La Palestine est-elle un État membre des Nations Unies ?Bien que la plupart des États des Nations Unies reconnaissent la Palestine, son statut n'est pas celui de membre à part entière, mais plutôt celui d' observateur permanent , ce qui lui permet de participer aux travaux de l'ONU, mais sans droit de vote sur les décisions et les résolutions. Le seul autre État bénéficiant de ce statut est le Vatican.
Pour être reconnu comme État à part entière, un pays doit soumettre une candidature au Secrétaire général des Nations Unies. La Palestine a soumis cette candidature à deux reprises : en 2011, puis en avril dernier. Le Secrétaire général examine la candidature et la transmet au Conseil de sécurité, qui décide ensuite si elle doit être examinée par l’Assemblée générale, l’organe qui regroupe tous les États membres.
Pour qu'un État devienne membre à part entière, il doit recueillir neuf voix pour au Conseil de sécurité (15 membres) – et aucun veto des cinq membres permanents – et les deux tiers des voix à l'Assemblée générale. Cependant, la dernière candidature de la Palestine a été rejetée par les États-Unis , l'un des membres permanents.
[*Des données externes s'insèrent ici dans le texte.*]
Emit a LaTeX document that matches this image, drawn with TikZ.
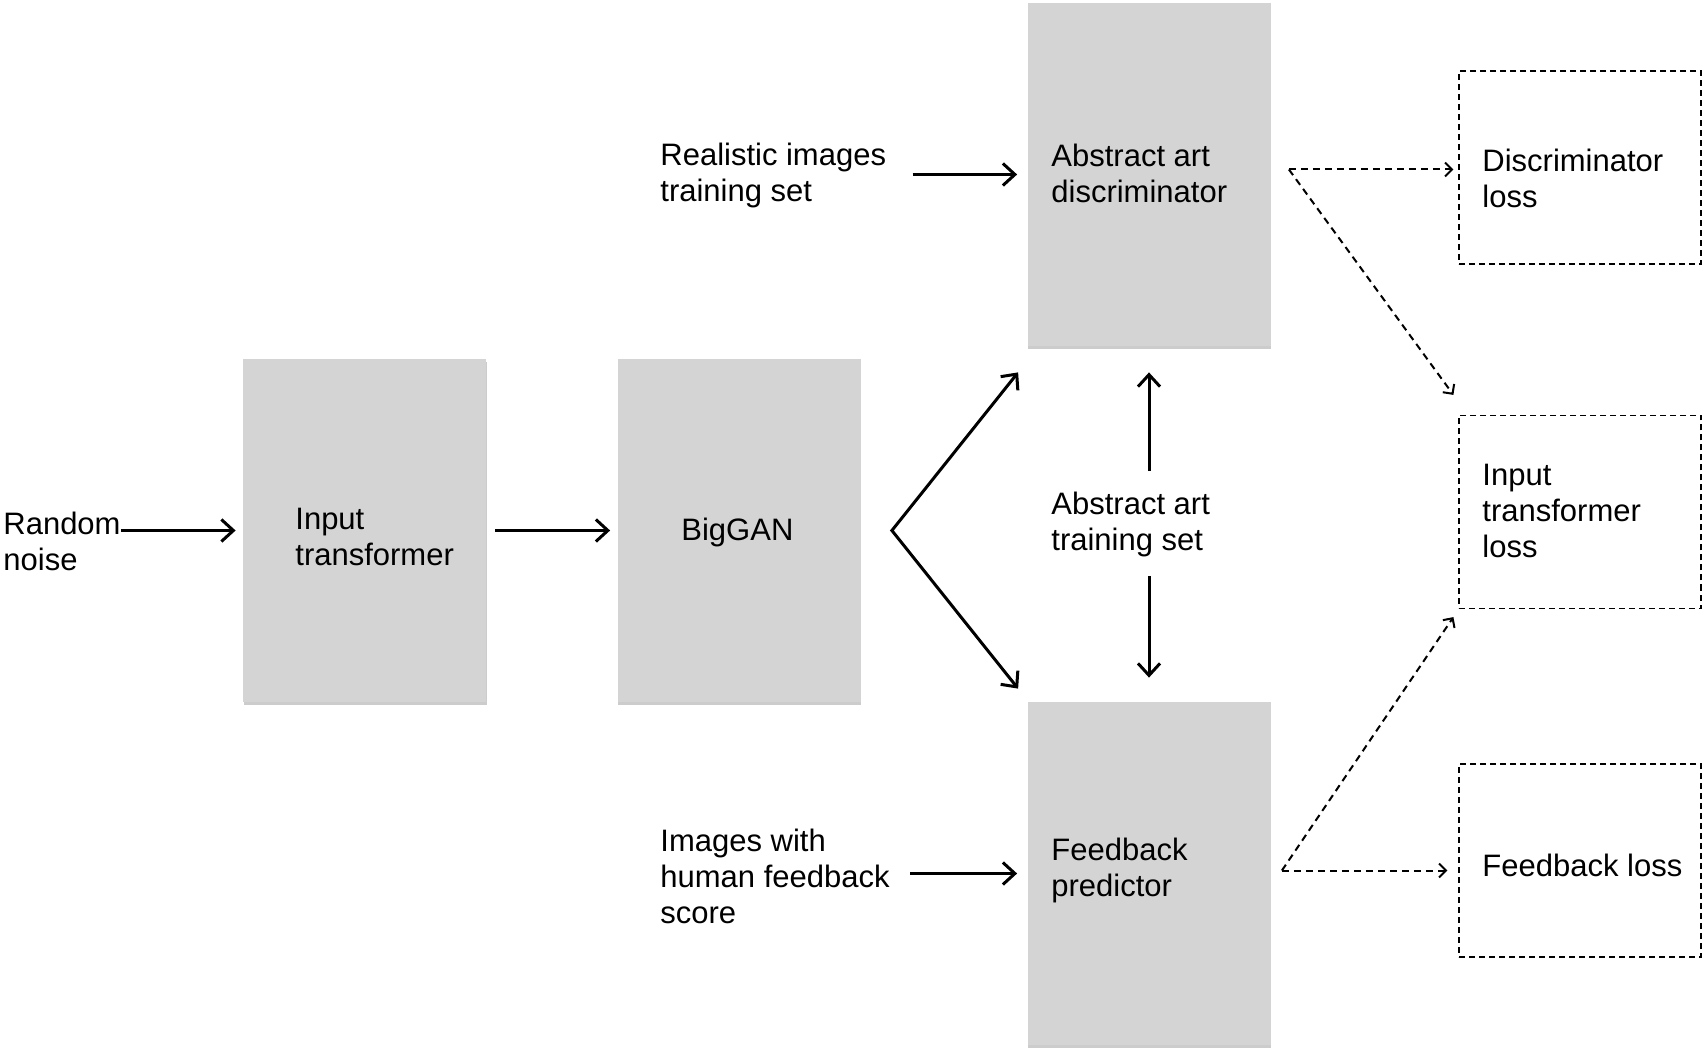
\documentclass[tikz,border=0pt]{standalone}
\usepackage{fontspec}
\setmainfont{Liberation Sans}
\usetikzlibrary{arrows.meta,calc,shadows}
\definecolor{boxgray}{RGB}{212,212,212}
\begin{document}
\begin{tikzpicture}[x=0.5pt,y=-0.5pt,
  font=\fontsize{15.5pt}{18pt}\selectfont,
  gbox/.style={fill=boxgray, minimum width=121.5pt, minimum height=171.5pt, inner sep=0pt,
    drop shadow={shadow xshift=0.3pt, shadow yshift=-1.5pt, fill=black, opacity=0.2}},
  dbox/.style={draw, line width=0.6pt, dash pattern=on 3pt off 2pt, minimum width=121pt, minimum height=96.5pt, inner sep=0pt},
  lbl/.style={inner sep=0pt, align=left, anchor=west},
  barb/.style={Straight Barb[length=6pt,width=11pt]},
  arr/.style={line width=1.5pt, -{Straight Barb[length=6pt,width=11pt]}},
  darr/.style={line width=1pt, dash pattern=on 3.5pt off 2.5pt, -{Straight Barb[length=3.5pt,width=7pt]}}
]
\useasboundingbox (0,0) rectangle (1706,1052);

% boxes
\node[gbox] (it) at (364.5,530.5) {};
\node[gbox] (big) at (739,530.5) {};
\node[gbox] (disc) at (1149,174.5) {};
\node[gbox] (fp) at (1149,873.5) {};
\node[dbox] (dl) at (1580,167.5) {};
\node[dbox] (itl) at (1580,512) {};
\node[dbox] (fl) at (1580,860.5) {};

% labels
\node[lbl] (noise) at (3,541) {Random\\noise};
\node[lbl] (itT) at (295,537) {Input\\transformer};
\node[lbl] (bigT) at (681,532) {BigGAN};
\node[lbl] (rl) at (660,175) {Realistic images\\training set};
\node[lbl] (discT) at (1051,173) {Abstract art\\discriminator};
\node[lbl] (aats) at (1051,524) {Abstract art\\training set};
\node[lbl] (hf) at (660,876) {Images with\\human feedback\\score};
\node[lbl] (fpT) at (1051,870) {Feedback\\predictor};
\node[lbl] (dlT) at (1482,178) {Discriminator\\loss};
\node[lbl] (itlT) at (1482,511) {Input\\transformer\\loss};
\node[lbl] (flT) at (1482,865) {Feedback loss};

% solid arrows
\draw[arr, shorten >=3.5pt] (noise.east |- it.west) -- (it.west);
\draw[arr, shorten <=4.5pt, shorten >=3.5pt] (it.east) -- (big.west);
\coordinate (apex) at ($(big.east)+(31,0)$);
\draw[line width=1.5pt, {Straight Barb[length=6pt,width=11pt]}-{Straight Barb[length=6pt,width=11pt]}]
  ($(disc.south west)+(-9,26)$) -- (apex) -- ($(fp.north west)+(-9,-13)$);
\draw[arr] ($(disc.south |- aats.north)+(0,-20)$) -- ($(disc.south)+(0,26)$);
\draw[arr] ($(fp.north |- aats.south)+(0,19)$) -- ($(fp.north)+(0,-24)$);
\draw[arr, shorten <=13pt, shorten >=5pt] (rl.east |- disc.west) -- (disc.west);
\draw[arr, shorten <=10pt, shorten >=5pt] (hf.east |- fp.west) -- (fp.west);

% dashed arrows
\coordinate (ds) at ($(disc.east)+(18,-5)$);
\draw[darr, shorten >=2.5pt] (ds) -- (ds -| dl.west);
\draw[darr] (ds) -- ($(itl.north west)+(-5,-20)$);
\coordinate (fs) at ($(fp.east)+(11,-3)$);
\draw[darr] (fs) -- ($(itl.south west)+(-5,8)$);
\draw[darr, shorten >=5.5pt] (fs) -- (fs -| fl.west);
\end{tikzpicture}
\end{document}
▲ La Palestine est l’un des deux seuls membres dotés du statut d’observateur permanent auprès de l’ONU
SARAH YENESEL/EPA
Outre leur appartenance au G7 et à l'OTAN, deux des États ayant annoncé ces derniers jours leur reconnaissance de la Palestine occupent également une position importante : la France et le Royaume-Uni sont membres permanents du Conseil de sécurité de l'ONU. Cependant, le fonctionnement de cette institution exige, comme indiqué précédemment, que les décisions soient prises sans veto de la part des membres permanents : la Russie, la Chine et les États-Unis.
Or, ce ne sont ni la France ni le Royaume-Uni qui ont opposé leur veto à l'adhésion de la Palestine aux Nations Unies, mais les États-Unis. Par conséquent, pour que sa candidature soit retenue, Washington devrait, au minimum, s'abstenir. Compte tenu des liens étroits entre les États-Unis et Israël , particulièrement évidents entre les administrations de Donald Trump et de Benjamin Netanyahou, cette possibilité ne semble pas plus réaliste qu'il y a un an. De fait, les États-Unis n'ont manifesté aucun intérêt à suivre cette tendance internationale. Au contraire, ils ont condamné ces annonces. Pour ces raisons, il est extrêmement improbable que la reconnaissance de l'État de Palestine par plusieurs puissances internationales modifie son statut aux Nations Unies.